Un destin hors du commun et une vie ordinaire

J’avais quatre mois lorsque je suis arrivée au Canada. Je ne me souviens pas de ma première année à Vancouver. Petite, j’étais curieuse et excitée de faire partie d’une communauté très plurielle. Dès l’âge de cinq ans, j’ai éprouvé de grandes difficultés face aux interactions sociales. Mes camarades de classe ne comprenaient pas la mixité culturelle de ma famille – ni mon adoption. Quand les gens jettent un regard sur ma famille ils se rendent compte que nous ne nous ressemblons pas du tout. Mes parents sont de race blanche et je suis chinoise. Quand on me demande : « Qu’en est-il d’être adoptée ? », je n’ai pas vraiment de réponse. Je leur dis que c’est comme n’importe quelle famille. Je n’ai pas besoin d’être liée biologiquement à ma famille pour ressentir l’amour. Ils ont simplement besoin d’être des individus chaleureux et sympathiques qui me soutiendront dans mes projets de vie.

Bien évidemment, parfois je me demande comment ça se serait passé si j’étais restée en Chine et n’avais pas été adoptée au Canada. Par contre, je me rends compte que je n’aurais probablement pas eu beaucoup de succès. Je souffre d’un trouble neurologique – l’autisme – plus précisément, du syndrome d’Asperger. Résultat, les interactions sociales me sont difficiles et me faire des amis est compliqué. En Chine il y a peu d’avenir pour les gens ayant des besoins particuliers comme moi. Si vous échouez à la deuxième année d’école, vous allez être forcé de travailler dans les rizières pour le restant de votre vie. En y pensant, ce n’est certainement pas le genre de vie que je désire mener. Je pense que, d’une certaine façon, je devais être adoptée au Canada et que le destin m’a trouvé un chez-moi et une famille parfaite.

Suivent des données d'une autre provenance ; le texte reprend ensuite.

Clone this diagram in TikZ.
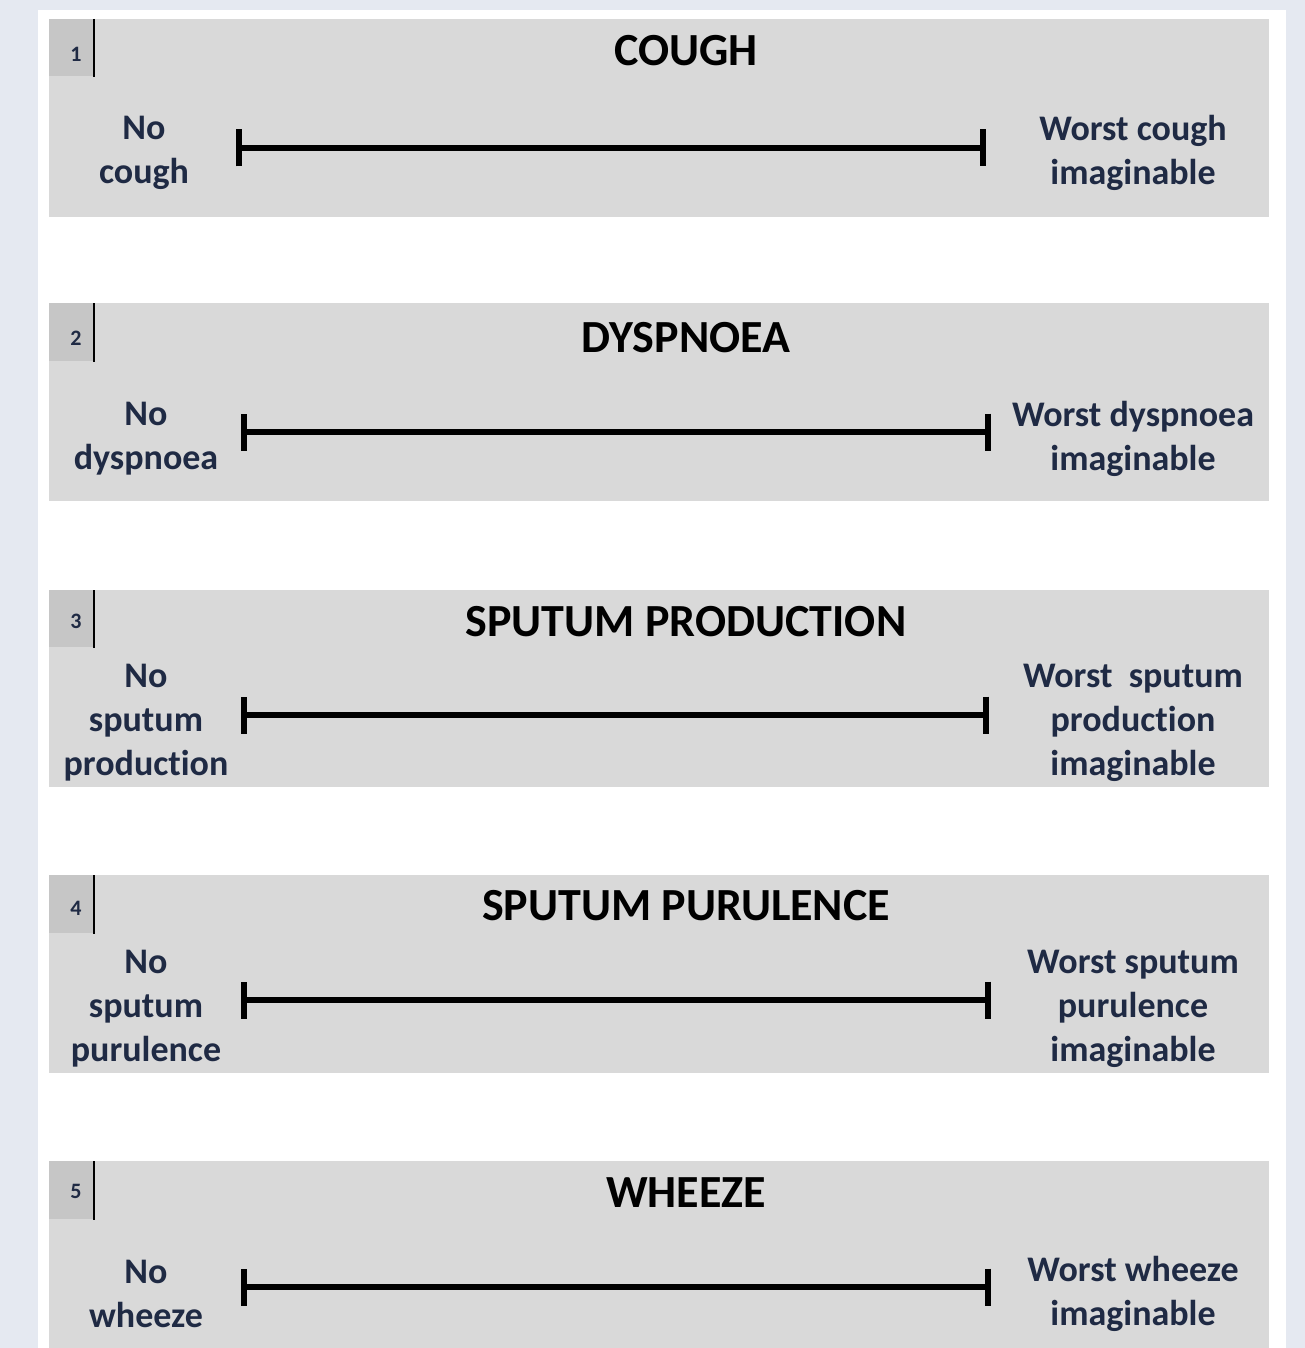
\documentclass[tikz,border=0pt]{standalone}
\usepackage{fontspec}
\setmainfont{Carlito}[Ligatures=NoCommon]
\usetikzlibrary{arrows.meta}

\definecolor{pagebg}{HTML}{E5E9F1}
\definecolor{boxgray}{HTML}{D9D9D9}
\definecolor{numgray}{HTML}{C6C6C6}
\definecolor{labelink}{HTML}{1F2A44}

\tikzset{
  itemtitle/.style={font=\fontsize{46}{52}\selectfont\bfseries, text=black},
  endlabel/.style={align=center, font=\fontsize{36}{44}\selectfont\bfseries, text=labelink},
  itemnum/.style={font=\fontsize{22}{24}\selectfont\bfseries, text=labelink},
  vasline/.style={line width=6pt, {Bar[width=37pt,line width=6pt]}-{Bar[width=37pt,line width=6pt]}},
}

\begin{document}
\begin{tikzpicture}[x=1pt, y=-1pt]
  % Page
  \useasboundingbox (0,0) rectangle (1305,1348);
  \fill[pagebg] (0,0) rectangle (1305,1348);
  \fill[white] (38,10) rectangle (1286,1348);

  % Boxes
  \fill[boxgray] (49,19) rectangle (1269,217);
  \fill[boxgray] (49,303) rectangle (1269,501);
  \fill[boxgray] (49,590) rectangle (1269,787);
  \fill[boxgray] (49,875) rectangle (1269,1073);
  \fill[boxgray] (49,1161) rectangle (1269,1348);

  % Number cells
  \fill[numgray] (49,19) rectangle (93,76);
  \fill[numgray] (49,303) rectangle (93,361);
  \fill[numgray] (49,590) rectangle (93,647);
  \fill[numgray] (49,875) rectangle (93,933);
  \fill[numgray] (49,1161) rectangle (93,1219);
  \draw[line width=2pt] (94,19) -- (94,77);
  \draw[line width=2pt] (94,303) -- (94,362);
  \draw[line width=2pt] (94,590) -- (94,648);
  \draw[line width=2pt] (94,875) -- (94,934);
  \draw[line width=2pt] (94,1161) -- (94,1220);

  % Coordinates
  \coordinate (L1a) at (236,148);
  \coordinate (L1b) at (986,148);
  \coordinate (L2a) at (241,432);
  \coordinate (L2b) at (991,432);
  \coordinate (L3a) at (241,715);
  \coordinate (L3b) at (989,715);
  \coordinate (L4a) at (241,1000);
  \coordinate (L4b) at (991,1000);
  \coordinate (L5a) at (241,1287);
  \coordinate (L5b) at (991,1287);

  % Labels
  \node[itemnum] (n1) at (76,54) {1};
  \node[itemnum] (n2) at (76,338) {2};
  \node[itemnum] (n3) at (76,621) {3};
  \node[itemnum] (n4) at (76,908) {4};
  \node[itemnum] (n5) at (76,1191) {5};

  \node[itemtitle] (t1) at (686,51) {COUGH};
  \node[itemtitle] (t2) at (686,338) {DYSPNOEA};
  \node[itemtitle] (t3) at (686,622) {SPUTUM PRODUCTION};
  \node[itemtitle] (t4) at (686,906) {SPUTUM PURULENCE};
  \node[itemtitle] (t5) at (686,1193) {WHEEZE};

  \node[endlabel] (no1) at (144,153) {No\\cough};
  \node[endlabel] (no2) at (146,439) {No\\dyspnoea};
  \node[endlabel] (no3) at (146,723) {No\\sputum\\production};
  \node[endlabel] (no4) at (146,1009) {No\\sputum\\purulence};
  \node[endlabel] (no5) at (146,1294) {No\\wheeze};

  \node[endlabel] (worst1) at (1133,153) {Worst cough\\imaginable};
  \node[endlabel] (worst2) at (1133,439) {Worst dyspnoea\\imaginable};
  \node[endlabel] (worst3) at (1133,723) {Worst\ \ sputum\\production\\imaginable};
  \node[endlabel] (worst4) at (1133,1009) {Worst sputum\\purulence\\imaginable};
  \node[endlabel] (worst5) at (1133,1294) {Worst wheeze\\imaginable};

  % Drawing
  \draw[vasline] (L1a) -- (L1b);
  \draw[vasline] (L2a) -- (L2b);
  \draw[vasline] (L3a) -- (L3b);
  \draw[vasline] (L4a) -- (L4b);
  \draw[vasline] (L5a) -- (L5b);
\end{tikzpicture}
\end{document}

Au cours de ma vingtaine d’années au Canada j’ai découvert des activités telles que le taekwondo, la danse, le chant, la guitare, le piano et les arts dramatiques. Maintenant, je suis écrivaine, avec plus de trois ans d’expérience comme journaliste. Je suis très heureuse de pouvoir contribuer à La Source. Je suis si reconnaissante d’avoir l’occasion de partager mes expériences personnelles d’orpheline qui a immigré au Canada dès son plus jeune âge. Je désire que d’autres enfants à l’orphelinat se rendent compte que trouver une famille est possible – mais cela prend du temps. Chaque année je tâche de recueillir des fonds pour les orphelins pour pouvoir redonner aux enfants démunis de famille ou de foyer. Je me souviens qu’à l’âge de neuf ans j’ai fait un don de 100 $ à une école à Beijing. Les orphelins m’ont remerciée en me tricotant un foulard – qui ne dépassait pas la taille d’un T-shirt et qui était d’une teinte dorée affreuse. Mais vraiment c’est le geste qui compte.

Défilé du Nouvel An Chinois. | Photo par Liz Randall

Défilé du Nouvel An Chinois. | Photo par Liz Randall

Enfant, j’avais la coutume d’assister au défilé chinois chaque année, c’était une de mes célébrations préférées. Même si je ne vais plus au festival, je continue à faire honneur à mon héritage en pendant des lanternes dans mon appartement, en mangeant de la cuisine chinoise et en échangeant des enveloppes rouges (lai see) avec ma famille. Certains jours, je souhaite retourner dans mon pays d’origine et essayer de découvrir mes parents biologiques. Et pourtant, je préfère passer la plupart du temps avec la famille et les amis que je connais depuis l’enfance. Je demeure chinoise et j’embrasse mon héritage bien que je vive dans un pays beaucoup plus riche, qui offre plus d’occasions. J’ai droit à une bonne éducation et à une famille qui m’aime.

Rien qu’à penser aux orphelins en Chine, je me sens encore plus reconnaissante pour la vie que je mène aujourd’hui. Je souhaite que tous les enfants des pays en voie de développement puissent être adoptés au Canada. Quand j’aurai le temps et l’argent, je désire retourner en Chine et en découvrir plus sur mes origines chinoises. Pour le moment, je vais m’appliquer à apprécier ma vie à Vancouver. Je suis chanceuse de vivre dans une ville si belle. Je serai toujours fière d’être une Canadienne de souche chinoise.